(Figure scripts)
________________
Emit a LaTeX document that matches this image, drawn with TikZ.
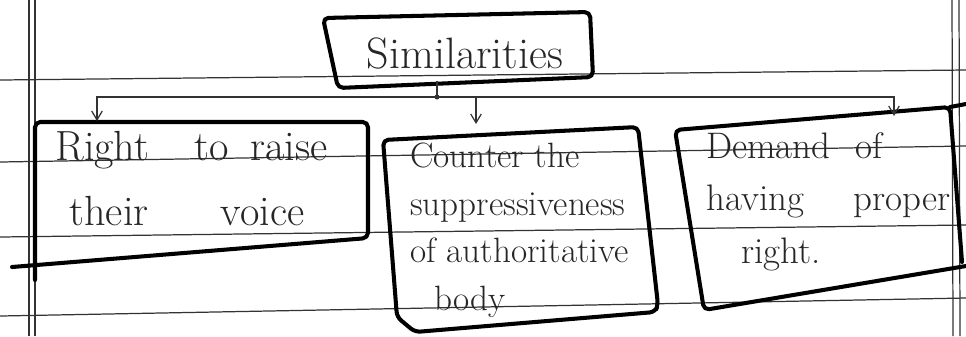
\documentclass[tikz,border=0pt]{standalone}
\usepackage{tikz}
\usetikzlibrary{arrows.meta,positioning}
\tikzset{
  ruling/.style={line width=0.7pt, black!80},
  boxline/.style={line width=2.3pt, line join=round, line cap=round, rounded corners=3pt},
  link/.style={line width=0.7pt, black!80},
  linkarrow/.style={link, -{Straight Barb[length=5pt,width=6pt]}},
  hand/.style={text=black!85, align=left, inner sep=0pt},
}
\begin{document}
\begin{tikzpicture}[x=0.2mm, y=-0.2mm]
    \useasboundingbox (0,0) rectangle (966,336);

    % Ruled paper
    \draw[ruling] (0,80) -- (966,70);
    \draw[ruling] (0,162) -- (966,146);
    \draw[ruling] (0,237) -- (966,225);
    \draw[ruling] (0,316) -- (966,298);
    \draw[ruling] (29,0) -- (29,336);
    \draw[ruling] (35,0) -- (35,336);
    \draw[ruling] (952,0) -- (953,336);
    \draw[ruling] (959,0) -- (960,336);

    % Similarities box
    \draw[boxline] (323,18) -- (590,12) -- (593,77) -- (338,88) -- cycle;
    \node[hand, anchor=base, font=\fontsize{25}{30}\selectfont] (sim) at (465,68) {Similarities};

    % Box 1
    \draw[boxline] (35,280) -- (35,122) -- (368,122) -- (368,238) -- (12,267);
    \node[hand, anchor=north west, font=\fontsize{24}{37}\selectfont] (voice) at (55,131)
        {Right\hspace{26pt}to\hspace{12pt}raise\\[0pt]\hspace{8pt}their\hspace{34pt} voice};

    % Box 2
    \draw[boxline] (397,317) -- (415,332) -- (655,312) -- (658,305) -- (638,127) -- (383,140) -- cycle;
    \node[hand, anchor=north west, font=\fontsize{20}{27}\selectfont] (counter) at (410,143)
        {Counter the\\suppressiveness\\of authoritative\\\hspace{14pt}body};

    % Box 3
    \draw[boxline] (962,262) -- (950,107) -- (675,130) -- (704,310) -- (966,266);
    \draw[boxline] (950,107) -- (966,104);
    \node[hand, anchor=north west, font=\fontsize{21}{30}\selectfont] (demand) at (706,132)
        {Demand\hspace{8pt} of\\having\hspace{22pt} proper\\\hspace{20pt}right.};

    % Connectors
    \coordinate (simFoot) at (437,81);
    \coordinate (split) at (437,97);
    \coordinate (voiceIn) at (97,121);
    \coordinate (counterIn) at (476,124);
    \coordinate (demandIn) at (894,116);
    \draw[link] (simFoot) -- (split);
    \fill[black!80] (split) circle (2.5);
    \draw[linkarrow] (split) -| (voiceIn);
    \draw[linkarrow] (split) -| (counterIn);
    \draw[linkarrow] (split) -| (demandIn);
\end{tikzpicture}
\end{document}
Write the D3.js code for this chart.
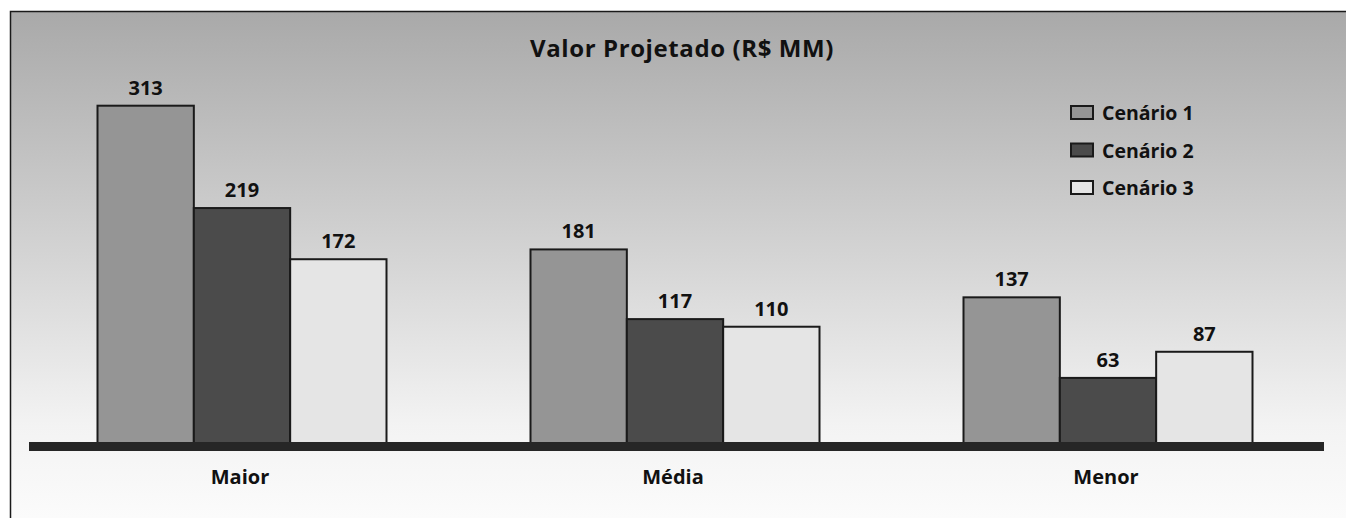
________________
Images in the records should not be copied. Repeat all the rest exactly.

Emit a LaTeX document that matches this image, drawn with TikZ.
\documentclass[tikz,border=0pt]{standalone}
\usepackage{tikz}
\usetikzlibrary{arrows.meta,positioning}
\tikzset{
  ruling/.style={line width=0.7pt, black!80},
  boxline/.style={line width=2.3pt, line join=round, line cap=round, rounded corners=3pt},
  link/.style={line width=0.7pt, black!80},
  linkarrow/.style={link, -{Straight Barb[length=5pt,width=6pt]}},
  hand/.style={text=black!85, align=left, inner sep=0pt},
}
\begin{document}
\begin{tikzpicture}[x=0.2mm, y=-0.2mm]
    \useasboundingbox (0,0) rectangle (966,336);

    % Ruled paper
    \draw[ruling] (0,80) -- (966,70);
    \draw[ruling] (0,162) -- (966,146);
    \draw[ruling] (0,237) -- (966,225);
    \draw[ruling] (0,316) -- (966,298);
    \draw[ruling] (29,0) -- (29,336);
    \draw[ruling] (35,0) -- (35,336);
    \draw[ruling] (952,0) -- (953,336);
    \draw[ruling] (959,0) -- (960,336);

    % Similarities box
    \draw[boxline] (323,18) -- (590,12) -- (593,77) -- (338,88) -- cycle;
    \node[hand, anchor=base, font=\fontsize{25}{30}\selectfont] (sim) at (465,68) {Similarities};

    % Box 1
    \draw[boxline] (35,280) -- (35,122) -- (368,122) -- (368,238) -- (12,267);
    \node[hand, anchor=north west, font=\fontsize{24}{37}\selectfont] (voice) at (55,131)
        {Right\hspace{26pt}to\hspace{12pt}raise\\[0pt]\hspace{8pt}their\hspace{34pt} voice};

    % Box 2
    \draw[boxline] (397,317) -- (415,332) -- (655,312) -- (658,305) -- (638,127) -- (383,140) -- cycle;
    \node[hand, anchor=north west, font=\fontsize{20}{27}\selectfont] (counter) at (410,143)
        {Counter the\\suppressiveness\\of authoritative\\\hspace{14pt}body};

    % Box 3
    \draw[boxline] (962,262) -- (950,107) -- (675,130) -- (704,310) -- (966,266);
    \draw[boxline] (950,107) -- (966,104);
    \node[hand, anchor=north west, font=\fontsize{21}{30}\selectfont] (demand) at (706,132)
        {Demand\hspace{8pt} of\\having\hspace{22pt} proper\\\hspace{20pt}right.};

    % Connectors
    \coordinate (simFoot) at (437,81);
    \coordinate (split) at (437,97);
    \coordinate (voiceIn) at (97,121);
    \coordinate (counterIn) at (476,124);
    \coordinate (demandIn) at (894,116);
    \draw[link] (simFoot) -- (split);
    \fill[black!80] (split) circle (2.5);
    \draw[linkarrow] (split) -| (voiceIn);
    \draw[linkarrow] (split) -| (counterIn);
    \draw[linkarrow] (split) -| (demandIn);
\end{tikzpicture}
\end{document}
Write the D3.js code for this chart.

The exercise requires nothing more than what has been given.